WRITTEN REQUEST | Your job is to return the lines between the line holding "Recreate this image as a Python" and the line holding "return 1 - y / H", inclusive, exactly and with no pictures.
:: INPUT ROWS ::
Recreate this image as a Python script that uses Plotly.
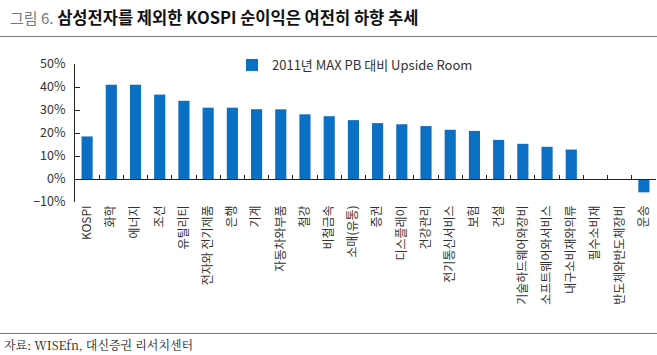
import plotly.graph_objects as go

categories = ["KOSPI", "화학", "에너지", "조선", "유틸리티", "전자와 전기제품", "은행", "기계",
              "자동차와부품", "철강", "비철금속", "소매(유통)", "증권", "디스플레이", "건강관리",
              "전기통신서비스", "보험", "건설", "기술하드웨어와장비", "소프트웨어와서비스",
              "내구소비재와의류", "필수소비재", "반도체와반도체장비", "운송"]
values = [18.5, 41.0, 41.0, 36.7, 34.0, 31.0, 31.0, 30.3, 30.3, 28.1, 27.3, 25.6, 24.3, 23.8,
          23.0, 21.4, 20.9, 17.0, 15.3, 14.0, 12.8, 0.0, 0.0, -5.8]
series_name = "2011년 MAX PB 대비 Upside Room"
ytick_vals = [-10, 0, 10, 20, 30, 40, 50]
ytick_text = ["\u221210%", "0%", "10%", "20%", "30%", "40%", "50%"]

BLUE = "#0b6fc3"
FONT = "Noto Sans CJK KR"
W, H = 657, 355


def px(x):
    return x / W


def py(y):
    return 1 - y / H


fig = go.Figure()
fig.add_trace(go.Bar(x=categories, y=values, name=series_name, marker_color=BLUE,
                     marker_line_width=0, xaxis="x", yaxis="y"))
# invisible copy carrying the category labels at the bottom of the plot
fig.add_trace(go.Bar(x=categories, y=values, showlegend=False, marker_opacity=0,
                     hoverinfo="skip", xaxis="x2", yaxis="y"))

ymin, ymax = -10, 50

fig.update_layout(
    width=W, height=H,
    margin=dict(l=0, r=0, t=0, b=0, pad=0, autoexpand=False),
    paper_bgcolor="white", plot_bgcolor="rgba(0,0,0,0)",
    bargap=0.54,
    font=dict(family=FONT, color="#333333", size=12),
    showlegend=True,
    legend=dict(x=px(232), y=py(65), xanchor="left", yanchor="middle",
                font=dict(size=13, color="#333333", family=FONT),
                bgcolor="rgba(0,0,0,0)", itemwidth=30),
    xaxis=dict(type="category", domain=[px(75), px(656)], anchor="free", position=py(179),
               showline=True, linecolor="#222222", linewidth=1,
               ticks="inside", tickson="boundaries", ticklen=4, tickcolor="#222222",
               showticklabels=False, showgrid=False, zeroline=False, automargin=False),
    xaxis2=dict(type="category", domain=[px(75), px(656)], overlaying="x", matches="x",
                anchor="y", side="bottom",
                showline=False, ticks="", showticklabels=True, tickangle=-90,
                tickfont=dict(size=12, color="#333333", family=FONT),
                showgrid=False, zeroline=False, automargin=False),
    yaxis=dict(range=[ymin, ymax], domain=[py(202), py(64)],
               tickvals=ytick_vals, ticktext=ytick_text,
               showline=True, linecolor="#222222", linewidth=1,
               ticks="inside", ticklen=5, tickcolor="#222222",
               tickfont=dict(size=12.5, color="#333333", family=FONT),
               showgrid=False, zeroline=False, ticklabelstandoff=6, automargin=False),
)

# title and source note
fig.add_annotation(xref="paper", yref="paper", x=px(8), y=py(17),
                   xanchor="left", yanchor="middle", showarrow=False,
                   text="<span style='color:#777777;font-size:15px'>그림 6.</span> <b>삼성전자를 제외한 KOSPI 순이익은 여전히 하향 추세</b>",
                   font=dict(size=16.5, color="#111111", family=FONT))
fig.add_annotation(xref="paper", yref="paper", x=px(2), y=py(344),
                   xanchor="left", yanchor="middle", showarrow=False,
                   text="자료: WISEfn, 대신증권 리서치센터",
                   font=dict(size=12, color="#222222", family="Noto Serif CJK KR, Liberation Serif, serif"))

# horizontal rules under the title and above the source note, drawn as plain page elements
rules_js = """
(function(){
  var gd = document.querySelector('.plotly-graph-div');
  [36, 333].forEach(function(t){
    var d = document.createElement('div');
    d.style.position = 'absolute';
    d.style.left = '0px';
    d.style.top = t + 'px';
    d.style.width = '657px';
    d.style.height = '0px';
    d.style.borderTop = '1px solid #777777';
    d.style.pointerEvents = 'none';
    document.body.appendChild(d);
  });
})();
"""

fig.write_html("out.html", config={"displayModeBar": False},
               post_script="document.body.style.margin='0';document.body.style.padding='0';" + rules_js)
:::
:: INPUT ROWS ::
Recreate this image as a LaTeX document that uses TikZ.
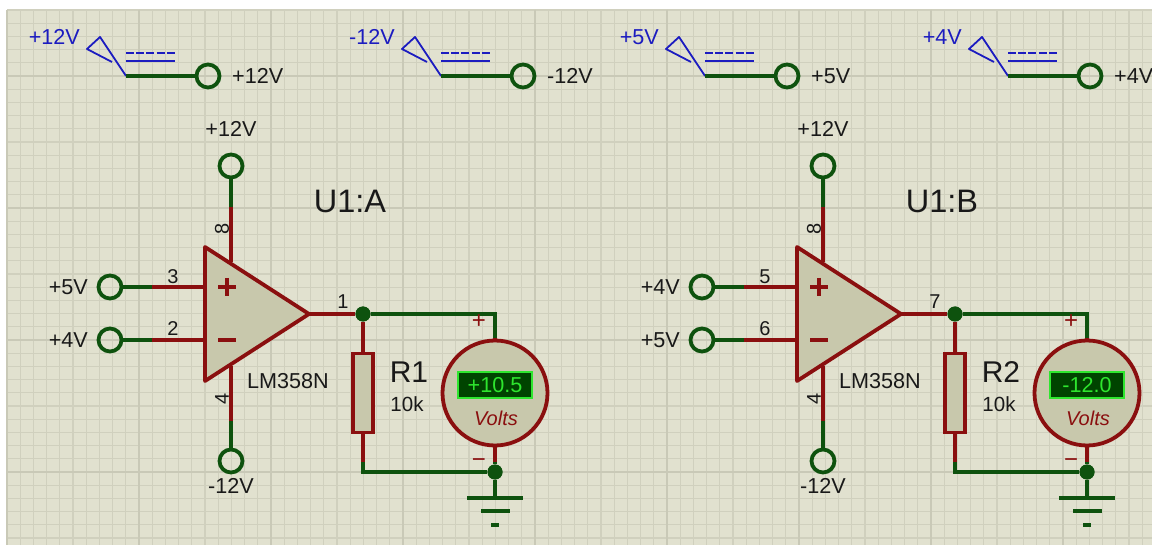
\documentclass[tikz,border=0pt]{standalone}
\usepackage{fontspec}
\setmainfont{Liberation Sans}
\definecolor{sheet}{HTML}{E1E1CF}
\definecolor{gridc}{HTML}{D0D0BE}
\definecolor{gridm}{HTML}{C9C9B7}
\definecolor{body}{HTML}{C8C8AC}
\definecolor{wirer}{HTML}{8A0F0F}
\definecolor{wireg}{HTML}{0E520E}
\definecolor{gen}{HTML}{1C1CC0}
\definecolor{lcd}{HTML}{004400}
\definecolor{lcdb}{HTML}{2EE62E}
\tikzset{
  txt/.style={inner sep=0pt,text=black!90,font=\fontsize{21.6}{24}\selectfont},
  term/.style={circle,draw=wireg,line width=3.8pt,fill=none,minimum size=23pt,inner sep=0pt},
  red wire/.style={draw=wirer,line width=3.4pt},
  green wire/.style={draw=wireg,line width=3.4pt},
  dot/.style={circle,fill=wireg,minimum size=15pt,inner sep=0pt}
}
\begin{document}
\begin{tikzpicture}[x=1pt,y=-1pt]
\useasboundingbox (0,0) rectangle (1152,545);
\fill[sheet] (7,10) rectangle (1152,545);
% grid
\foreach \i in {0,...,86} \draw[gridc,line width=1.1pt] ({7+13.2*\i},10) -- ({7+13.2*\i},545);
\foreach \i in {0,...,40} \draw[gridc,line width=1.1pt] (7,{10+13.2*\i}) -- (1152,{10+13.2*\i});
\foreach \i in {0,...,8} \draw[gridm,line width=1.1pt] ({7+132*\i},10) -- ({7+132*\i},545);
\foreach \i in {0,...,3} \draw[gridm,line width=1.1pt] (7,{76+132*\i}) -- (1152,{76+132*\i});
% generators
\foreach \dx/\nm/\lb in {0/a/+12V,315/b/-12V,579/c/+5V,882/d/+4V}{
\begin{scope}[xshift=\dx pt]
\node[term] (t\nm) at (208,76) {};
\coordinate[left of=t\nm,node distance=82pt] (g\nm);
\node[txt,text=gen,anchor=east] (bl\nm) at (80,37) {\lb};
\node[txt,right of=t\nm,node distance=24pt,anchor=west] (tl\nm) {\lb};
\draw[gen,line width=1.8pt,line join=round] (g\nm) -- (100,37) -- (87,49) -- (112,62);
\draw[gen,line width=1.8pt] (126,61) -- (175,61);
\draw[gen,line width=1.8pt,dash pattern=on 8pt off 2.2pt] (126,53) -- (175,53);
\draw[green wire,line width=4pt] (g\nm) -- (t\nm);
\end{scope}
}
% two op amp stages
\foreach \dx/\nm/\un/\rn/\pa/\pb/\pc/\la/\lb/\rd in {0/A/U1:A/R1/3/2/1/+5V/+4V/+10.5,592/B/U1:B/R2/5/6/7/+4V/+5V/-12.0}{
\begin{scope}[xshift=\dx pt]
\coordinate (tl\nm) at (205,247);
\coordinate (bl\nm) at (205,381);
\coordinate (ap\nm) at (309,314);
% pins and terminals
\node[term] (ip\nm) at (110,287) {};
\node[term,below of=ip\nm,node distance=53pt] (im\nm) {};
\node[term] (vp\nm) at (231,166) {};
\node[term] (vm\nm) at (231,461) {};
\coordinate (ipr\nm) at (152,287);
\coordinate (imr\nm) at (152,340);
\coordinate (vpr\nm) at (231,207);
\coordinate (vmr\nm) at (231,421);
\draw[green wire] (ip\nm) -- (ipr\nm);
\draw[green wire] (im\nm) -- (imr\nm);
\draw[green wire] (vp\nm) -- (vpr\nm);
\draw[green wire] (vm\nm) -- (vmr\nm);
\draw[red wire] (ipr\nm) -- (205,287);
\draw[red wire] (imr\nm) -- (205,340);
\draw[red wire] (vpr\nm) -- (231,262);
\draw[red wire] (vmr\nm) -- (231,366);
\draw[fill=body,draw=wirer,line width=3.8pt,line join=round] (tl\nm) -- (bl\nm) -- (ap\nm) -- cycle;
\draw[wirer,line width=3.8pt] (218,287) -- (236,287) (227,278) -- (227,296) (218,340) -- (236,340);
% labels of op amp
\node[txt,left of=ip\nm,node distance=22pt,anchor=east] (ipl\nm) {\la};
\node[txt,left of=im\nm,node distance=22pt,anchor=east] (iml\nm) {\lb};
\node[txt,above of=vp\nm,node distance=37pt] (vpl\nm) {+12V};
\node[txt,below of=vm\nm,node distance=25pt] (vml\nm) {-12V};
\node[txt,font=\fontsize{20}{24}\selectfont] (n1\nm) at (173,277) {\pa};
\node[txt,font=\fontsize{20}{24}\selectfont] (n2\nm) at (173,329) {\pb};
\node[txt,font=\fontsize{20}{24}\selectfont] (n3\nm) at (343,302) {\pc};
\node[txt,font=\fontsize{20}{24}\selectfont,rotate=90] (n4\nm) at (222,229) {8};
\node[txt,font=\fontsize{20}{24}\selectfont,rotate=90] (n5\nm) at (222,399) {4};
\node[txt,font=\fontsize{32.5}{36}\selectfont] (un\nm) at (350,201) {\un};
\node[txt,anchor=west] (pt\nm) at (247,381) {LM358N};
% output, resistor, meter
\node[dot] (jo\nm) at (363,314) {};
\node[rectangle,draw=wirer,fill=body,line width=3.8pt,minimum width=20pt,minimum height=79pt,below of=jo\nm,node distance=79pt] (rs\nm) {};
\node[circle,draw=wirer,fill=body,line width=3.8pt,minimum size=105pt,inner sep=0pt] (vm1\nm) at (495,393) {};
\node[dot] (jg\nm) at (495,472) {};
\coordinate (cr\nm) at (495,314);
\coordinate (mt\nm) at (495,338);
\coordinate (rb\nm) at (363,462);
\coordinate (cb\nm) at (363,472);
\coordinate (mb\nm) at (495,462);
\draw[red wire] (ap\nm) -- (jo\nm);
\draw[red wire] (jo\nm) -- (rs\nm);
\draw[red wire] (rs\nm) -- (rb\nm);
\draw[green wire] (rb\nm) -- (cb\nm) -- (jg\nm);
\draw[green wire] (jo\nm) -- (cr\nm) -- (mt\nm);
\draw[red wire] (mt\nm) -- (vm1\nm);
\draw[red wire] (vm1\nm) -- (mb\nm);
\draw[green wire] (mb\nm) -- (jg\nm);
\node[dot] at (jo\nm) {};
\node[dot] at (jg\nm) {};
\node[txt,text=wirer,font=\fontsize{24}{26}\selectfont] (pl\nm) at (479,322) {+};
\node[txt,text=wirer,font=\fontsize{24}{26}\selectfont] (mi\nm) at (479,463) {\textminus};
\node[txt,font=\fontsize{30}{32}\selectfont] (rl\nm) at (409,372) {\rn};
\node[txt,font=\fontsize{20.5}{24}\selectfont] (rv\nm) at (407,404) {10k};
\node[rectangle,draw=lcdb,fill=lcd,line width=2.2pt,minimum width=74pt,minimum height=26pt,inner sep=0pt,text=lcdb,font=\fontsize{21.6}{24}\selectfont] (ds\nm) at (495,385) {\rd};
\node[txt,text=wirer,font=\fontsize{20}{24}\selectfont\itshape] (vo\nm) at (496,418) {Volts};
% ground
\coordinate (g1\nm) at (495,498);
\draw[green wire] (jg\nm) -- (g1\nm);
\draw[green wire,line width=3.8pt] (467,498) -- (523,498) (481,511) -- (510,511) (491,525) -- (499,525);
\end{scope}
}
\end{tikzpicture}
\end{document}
:::
COMPLETE RESPONSE |
Recreate this image as a Python script that uses Plotly.
import plotly.graph_objects as go

categories = ["KOSPI", "화학", "에너지", "조선", "유틸리티", "전자와 전기제품", "은행", "기계",
              "자동차와부품", "철강", "비철금속", "소매(유통)", "증권", "디스플레이", "건강관리",
              "전기통신서비스", "보험", "건설", "기술하드웨어와장비", "소프트웨어와서비스",
              "내구소비재와의류", "필수소비재", "반도체와반도체장비", "운송"]
values = [18.5, 41.0, 41.0, 36.7, 34.0, 31.0, 31.0, 30.3, 30.3, 28.1, 27.3, 25.6, 24.3, 23.8,
          23.0, 21.4, 20.9, 17.0, 15.3, 14.0, 12.8, 0.0, 0.0, -5.8]
series_name = "2011년 MAX PB 대비 Upside Room"
ytick_vals = [-10, 0, 10, 20, 30, 40, 50]
ytick_text = ["\u221210%", "0%", "10%", "20%", "30%", "40%", "50%"]

BLUE = "#0b6fc3"
FONT = "Noto Sans CJK KR"
W, H = 657, 355


def px(x):
    return x / W


def py(y):
    return 1 - y / H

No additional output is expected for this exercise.